Para chegar ali, é preciso caminhar pela linha do trem que passa transportando carga e se embrenhar na floresta.

- 'Resistência' -

No dia 25 de janeiro, uma tsunami de quase 13 milhões de metros cúbicos de lama arrastou tudo que encontrou pelo caminho ao longo de nove quilômetros até chegar ao Paraopeba. Seu impacto se estendeu muito além do mar de lama debaixo do qual os bombeiros continuam buscando corpos.

O governo de Minas Gerais alertou que consumir água do rio traz riscos para a saúde e organizações ambientalistas como o Fundo Mundial para a Natureza preveem que os danos ambientais serão sentidos por anos.

"Eles tiraram uma parte da nossa reserva, eles mataram uma parte, mas nós somos um povo de resistência e não vamos sair daqui. Nós vamos continuar, mesmo que o rio morreu (sic), mas vemos que a natureza depende da gente para preservá-la", diz o cacique Háyó Pataxó Hã-hã-hãe, de 29 anos, usando um exuberante cocar de palmas.

Ele acabara de sair de mais uma reunião com a Funai (Fundação Nacional do Índio) e ainda não pode antecipar as ações que serão tomadas contra a mineradora Vale.

Só sabe que os Pataxó resistirão, como vêm fazendo há séculos.

Originária do sul da Bahia, a comunidade chegou a estas terras demarcadas há mais de um ano e não pensa em deixá-las.

"É uma falta de respeito com a gente", diz Tahh'a, um robusto vigia de 55 anos, franzindo a tinta preta que cobre seu rosto.

"A grande perda para nós são os peixes porque a caça a gente não permite aqui dentro", acrescenta, com uma estaca pontiaguda na mão e um facão pendurado na calça, após fazer sua batida diária para proteger a floresta de agressões.

- Justiça -

O pior, no entanto, continua descendo pelo leito do rio e, embora ainda não se saiba seu alcance, os precedentes são péssimos.
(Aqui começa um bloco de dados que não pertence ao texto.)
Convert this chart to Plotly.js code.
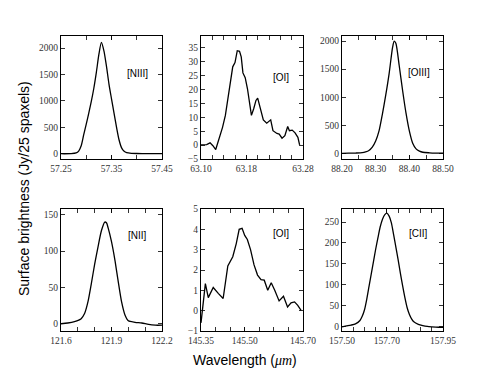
<!DOCTYPE html>
<html>
<head>
<meta charset="utf-8">
<script src="https://cdn.plot.ly/plotly-3.0.1.min.js"></script>
<style>html,body{margin:0;padding:0;background:#fff;}#chart{width:491px;height:368px;}</style>
</head>
<body>
<div id="chart"></div>
<script>
// ---- Data ----
const lineLabels = ["[NIII]", "[OI]", "[OIII]", "[NII]", "[OI]", "[CII]"];

const nIII_x = [57.25,57.27,57.28,57.285,57.29,57.295,57.30,57.305,57.31,57.315,57.32,57.325,57.33,57.335,57.34,57.345,57.35,57.355,57.36,57.365,57.37,57.375,57.38,57.39,57.40,57.42,57.45];
const nIII_y = [0,2,15,50,150,360,560,770,990,1240,1540,1880,2110,1950,1660,1320,1040,770,500,260,110,45,20,8,4,0,0];

const oI63_x = [63.100,63.110,63.116,63.121,63.126,63.129,63.134,63.138,63.143,63.148,63.153,63.156,63.160,63.164,63.168,63.171,63.174,63.178,63.182,63.186,63.189,63.193,63.197,63.200,63.204,63.210,63.216,63.220,63.223,63.227,63.234,63.238,63.243,63.248,63.253,63.256,63.261,63.266,63.271,63.274];
const oI63_y = [0.1,0.2,0.8,-0.2,-1.6,0.4,3.4,6.4,10.7,17.3,22.8,28.2,29.7,34.0,33.8,31.8,26.0,24.3,20.3,15.1,10.7,13.1,16.1,16.9,13.9,9.1,7.9,8.5,9.1,5.2,4.2,4.0,2.5,3.4,6.7,5.2,5.4,4.4,2.8,0.1];

const oIII_x = [88.20,88.22,88.24,88.26,88.27,88.28,88.29,88.30,88.31,88.32,88.33,88.34,88.35,88.355,88.36,88.37,88.38,88.39,88.40,88.41,88.42,88.43,88.44,88.46,88.48,88.50];
const oIII_y = [0,3,6,12,25,50,110,220,400,700,1040,1420,1880,2000,1960,1560,1120,720,400,180,80,40,20,10,5,3];

const nII_x = [121.60,121.64,121.68,121.72,121.74,121.76,121.78,121.80,121.82,121.84,121.86,121.87,121.88,121.90,121.92,121.94,121.96,121.98,122.00,122.04,122.08,122.12,122.16,122.20];
const nII_y = [0,1,3,7,14,30,55,82,106,128,140,139,132,113,88,58,30,12,4,2,1,-1,-2,-2];

const oI145_x = [145.350,145.365,145.375,145.392,145.410,145.426,145.442,145.450,145.459,145.471,145.481,145.491,145.500,145.509,145.520,145.532,145.544,145.556,145.567,145.579,145.591,145.603,145.618,145.633,145.647,145.659,145.671,145.682,145.694];
const oI145_y = [-0.6,1.33,0.64,1.14,0.84,0.6,2.2,2.45,2.65,3.3,4.0,4.05,3.7,3.5,3.0,2.25,1.75,1.53,1.5,1.0,1.37,1.0,0.48,0.71,0.18,0.38,0.43,0.26,0.0];

const cII_x = [157.50,157.52,157.54,157.56,157.58,157.59,157.60,157.61,157.62,157.63,157.64,157.65,157.66,157.67,157.68,157.69,157.70,157.71,157.72,157.73,157.74,157.75,157.76,157.77,157.78,157.79,157.80,157.81,157.82,157.84,157.86,157.88,157.90,157.93,157.95];
const cII_y = [0,2,4,7,15,25,40,65,95,125,155,185,212,238,256,267,271,264,248,220,190,160,128,98,70,46,30,19,12,6,3,1,0,-1,-1];

// Tick labels
const xTicks = [[57.25,57.35,57.45],[63.10,63.18,63.28],[88.20,88.30,88.40,88.50],[121.6,121.9,122.2],[145.35,145.50,145.70],[157.50,157.70,157.95]];
const yTicks = [[0,500,1000,1500,2000],[-5,0,5,10,15,20,25,30,35],[0,500,1000,1500,2000],[0,50,100,150],[-1,0,1,2,3,4,5],[0,50,100,150,200,250]];

const xRanges = [[57.25,57.45],[63.10,63.28],[88.20,88.50],[121.6,122.2],[145.35,145.70],[157.50,157.95]];
const yRanges = [[-100,2230],[-5,39.3],[-100,2090],[-10,158],[-1,5],[-10,281]];
const xMinor = [[57.25,0.05],[63.10,0.02],[88.20,0.05],[121.6,0.1],[145.35,0.05],[157.50,0.05]];
const xFormat = [".2f",".2f",".2f",".1f",".2f",".2f"];
const smooth = [true,false,true,true,false,true];

const series = [[nIII_x,nIII_y],[oI63_x,oI63_y],[oIII_x,oIII_y],[nII_x,nII_y],[oI145_x,oI145_y],[cII_x,cII_y]];

// ---- Layout geometry ----
const W = 491, H = 368;
const colPx = [[61,162],[201,303],[342,443]];
const rowPx = [[36,159],[209,331]];
const labelPos = [[137,73],[281,78],[419,72],[137,235],[281,233],[418,233]];

const traces = [];
const layout = {
  width: W, height: H,
  margin: {l:0, r:0, t:0, b:0},
  paper_bgcolor: "#fff", plot_bgcolor: "#fff",
  showlegend: false,
  annotations: []
};

const tickFont = {family: "'Liberation Serif', 'Times New Roman', serif", size: 9.5, color: "#333"};
const sansFont = "'Liberation Sans', Arial, sans-serif";

for (let i = 0; i < 6; i++) {
  const r = Math.floor(i / 3), c = i % 3;
  const xa = i === 0 ? "xaxis" : "xaxis" + (i + 1);
  const ya = i === 0 ? "yaxis" : "yaxis" + (i + 1);
  const xr = i === 0 ? "x" : "x" + (i + 1);
  const yr = i === 0 ? "y" : "y" + (i + 1);
  traces.push({
    x: series[i][0], y: series[i][1], xaxis: xr, yaxis: yr,
    type: "scatter", mode: "lines",
    line: smooth[i] ? {color: "#000", width: 1.3, shape: "spline", smoothing: 0.7} : {color: "#000", width: 1.3},
    hoverinfo: "skip"
  });
  layout[xa] = {
    domain: [colPx[c][0] / W, colPx[c][1] / W],
    anchor: yr, range: xRanges[i],
    tickvals: xTicks[i], tickformat: xFormat[i],
    ticks: "inside", ticklen: 4, tickcolor: "#000", tickwidth: 0.8,
    minor: {tick0: xMinor[i][0], dtick: xMinor[i][1], ticks: "inside", ticklen: 4, tickcolor: "#000", tickwidth: 0.8, showgrid: false},
    showline: true, linecolor: "#000", linewidth: 1.2, mirror: "allticks",
    showgrid: false, zeroline: false, tickfont: tickFont, fixedrange: true
  };
  layout[ya] = {
    domain: [1 - rowPx[r][1] / H, 1 - rowPx[r][0] / H],
    anchor: xr, range: yRanges[i],
    tickvals: yTicks[i],
    ticks: "inside", ticklen: 4, tickcolor: "#000", tickwidth: 0.8,
    showline: true, linecolor: "#000", linewidth: 1.2, mirror: "allticks",
    showgrid: false, zeroline: false, tickfont: tickFont, fixedrange: true
  };
  layout.annotations.push({
    text: lineLabels[i], xref: "paper", yref: "paper",
    x: labelPos[i][0] / W, y: 1 - labelPos[i][1] / H,
    xanchor: "center", yanchor: "middle", showarrow: false,
    font: {family: sansFont, size: 10, color: "#000"}
  });
}

layout.annotations.push({
  text: "Surface brightness (Jy/25 spaxels)", xref: "paper", yref: "paper",
  x: 24 / W, y: 1 - 189 / H, xanchor: "center", yanchor: "middle",
  textangle: -90, showarrow: false,
  font: {family: sansFont, size: 14, color: "#000"}
});
layout.annotations.push({
  text: 'Wavelength (<span style="font-family:\'Liberation Serif\',serif;font-style:italic">μm</span>)',
  xref: "paper", yref: "paper",
  x: 245 / W, y: 1 - 360 / H, xanchor: "center", yanchor: "middle",
  showarrow: false,
  font: {family: sansFont, size: 14, color: "#000"}
});

Plotly.newPlot("chart", traces, layout, {staticPlot: true, displayModeBar: false});
</script>
</body>
</html>
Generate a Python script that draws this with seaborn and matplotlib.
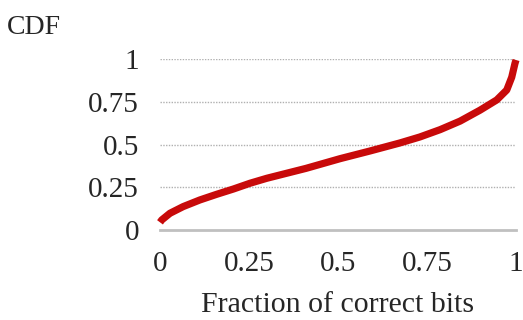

Ninguém se esquece da destruição do Rio Doce, que a algumas centenas de quilômetros dali, foi devastado pela tragédia de Mariana, considerada a maior catástrofe ambiental do Brasil, que deixou 19 mortos. É muito dano em apenas três anos.

"Eu quero dizer não só à Vale, mas aos governantes, que venham punir os culpados que fizeram isso com nossa nação indígena e também com os agricultores, os familiares que perderam suas famílias lá dentro, que venham punir essas pessoas", pede o jovem cacique Háyó.

"Quanto mais eles vão ter que matar para a Justiça vir tomar uma providência?", desafia.

Antonia não tinha visto tanta destruição desde que um incêndio matou três crianças da aldeia onde vivia, na Bahia. Seus olhos ainda se encolhem ao lembrar da tragédia.

Agora, os mortos podem passar de 300 e os danos ambientais são incalculáveis.

"Isso para a gente é uma tristeza. Quando é que esse rio vai limpar? Quando é que esse rio vai ter peixinhos novamente?", questiona Antonia.

São perguntas até agora sem respostas.